“Understanding the impact of animated gesture performance on personality perceptions” by Smith and Neff

  • ©Harrison Jesse Smith and Michael Neff




    Understanding the impact of animated gesture performance on personality perceptions

Session/Category Title: People Power




    Applications such as virtual tutors, games, and natural interfaces increasingly require animated characters to take on social roles while interacting with humans. The effectiveness of these applications depends on our ability to control the social presence of characters, including their personality. Understanding how movement impacts the perception of personality allows us to generate characters more capable of fulfilling this social role.
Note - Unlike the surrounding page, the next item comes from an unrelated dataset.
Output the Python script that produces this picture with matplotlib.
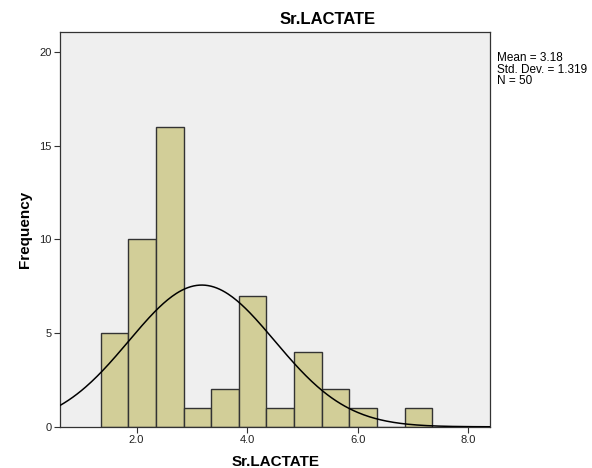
import numpy as np
import matplotlib
matplotlib.use("Agg")
import matplotlib.pyplot as plt

plt.rcParams["font.family"] = ["Liberation Sans", "DejaVu Sans"]

# histogram of Sr.LACTATE (SPSS style)
bin_edges = [1.35, 1.85, 2.35, 2.85, 3.35, 3.85, 4.35, 4.85, 5.35, 5.85, 6.35, 6.85, 7.35]
counts = [5, 10, 16, 1, 2, 7, 1, 4, 2, 1, 0, 1]
mean, sd, n = 3.18, 1.319, 50
x_ticks = [2.0, 4.0, 6.0, 8.0]
y_ticks = [0, 5, 10, 15, 20]

BAR = "#D2CE98"
BG = "#EFEFEF"

fig = plt.figure(figsize=(5.92, 4.68), dpi=100)
ax = fig.add_axes([0.101, 0.088, 0.727, 0.844])
ax.set_facecolor(BG)

edges = np.array(bin_edges)
widths = np.diff(edges)
ax.bar(edges[:-1], counts, width=widths, align="edge", color=BAR,
       edgecolor="#333333", linewidth=1.0, zorder=2)

# normal curve scaled to counts
xs = np.linspace(0.61, 8.40, 300)
bw = widths[0]
ys = n * bw / (sd * np.sqrt(2 * np.pi)) * np.exp(-0.5 * ((xs - mean) / sd) ** 2)
ax.plot(xs, ys, color="black", linewidth=1.1, zorder=3)

ax.set_xlim(0.61, 8.40)
ax.set_ylim(0, 21.07)
ax.set_xticks(x_ticks)
ax.set_xticklabels([f"{v:.1f}" for v in x_ticks])
ax.set_yticks(y_ticks)
ax.tick_params(axis="both", labelsize=8, length=4, width=0.8, color="#333333",
               labelcolor="#222222", pad=2)
for s in ax.spines.values():
    s.set_color("#333333")
    s.set_linewidth(0.9)

# SPSS centres the title over the whole chart area, not the plot frame
fig.text(0.553, 0.958, "Sr.LACTATE", fontsize=12, fontweight="bold",
         ha="center", va="center")
fig.text(0.465, 0.013, "Sr.LACTATE", fontsize=11, fontweight="bold",
         ha="center", va="center")
fig.text(0.042, 0.51, "Frequency", fontsize=11, fontweight="bold",
         ha="center", va="center", rotation=90)

fig.text(0.840, 0.888, f"Mean = {mean:.2f}\nStd. Dev. = {sd:.3f}\nN = {n}",
         fontsize=8.5, va="top", ha="left", linespacing=0.9)

fig.savefig("out.png", dpi=100)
The two studies described herein focus on gesture as a key component of social communication and examine how a set of gesture edits, similar to the types of changes that occur during motion warping, impact the perceived personality of the character. Surprisingly, when based on thin-slice gesture data, people’s judgments of character personality mainly fall in a 2D subspace rather than independently impacting the full set of traits in the standard Big Five model of personality. These two dimensions are plasticity, which includes extraversion and openness, and stability, which includes emotional stability, agreeableness, and conscientiousness. A set of motion properties is experimentally determined that impacts each of these two traits. We show that when these properties are systematically edited in new gesture sequences, we can independently influence the character’s perceived stability and plasticity (and the corresponding Big Five traits), to generate distinctive personalities. We identify motion adjustments salient to each judgment and, in a series of perceptual studies, repeatedly generate four distinctly perceived personalities. The effects extend to novel gesture sequences and character meshes, and even largely persist in the presence of accompanying speech. This paper furthers our understanding of how gesture can be used to control the perception of personality and suggests both the potential and possible limits of motion editing approaches.